Again, this one seems obvious but many people either get it wrong or they just forget to add the apostrophe and the extra letter at the end. The word “you’re” is a contraction for “you are.” The word “your” shows possession. It is correct to say, “You’re nice but your friend is not.”

5. Then vs. Than

The word, “then” usually refers to a point in time. Such as, “She was happy back then.” It can also be used to put things in order. Such as, “I’ll do the dishes, then the laundry.” The word, “than” is usually used when comparing things. An example would be, “she is happier today than she was yesterday.”

6. Affect vs. Effect

These words might not sound exactly the same, but they still get mixed up a lot. The word, “affect” is usually used as a verb and means to make a difference to. For example, “The cat in the house will probably affect my allergies.” The word “effect” is usually used as a noun and usually describes the difference itself. For example, “The cat had a profound effect on my allergies.”

7. Peek vs. Peak

One of these words is a verb and the other is a noun. If you are playing a game with your child, you’re probably playing “peek-a-boo.” Or, you’re taking a peek into the refrigerator late at night. However, if you’re climbing Mount Everest, you’re trying to reach the peak. The word peak can also mean something has reached the greatest intensity. For instance, “The leaves were at peak foliage.”
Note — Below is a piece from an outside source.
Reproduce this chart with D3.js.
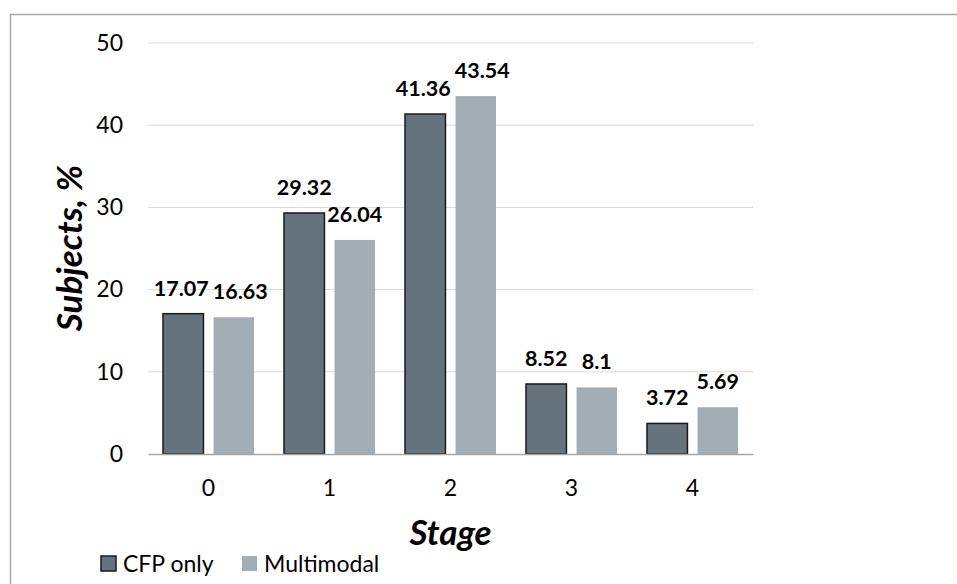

8. Principal vs. Principle

One of the best ways to use these words correctly is to think of the head person at school as your pal, hence the word, “principal.” The word “principle” usually refers to a basic truth or a rule of conduct. It is correct to say, “He had to go to the principal’s office a lot because he was not a student of good principle.” It’s also important to note that “principal” can also be used as a sum of money on which interest is paid.

9. Capital vs. Capitol

The word, “capital” either refers to money, a city, or uppercase letters. The word, “capitol,” however refers to a building. It is correct to say, “The capitol building is located in the capital city.” It is also correct to say, “The nation’s Capitol building should always begin with a capital letter.”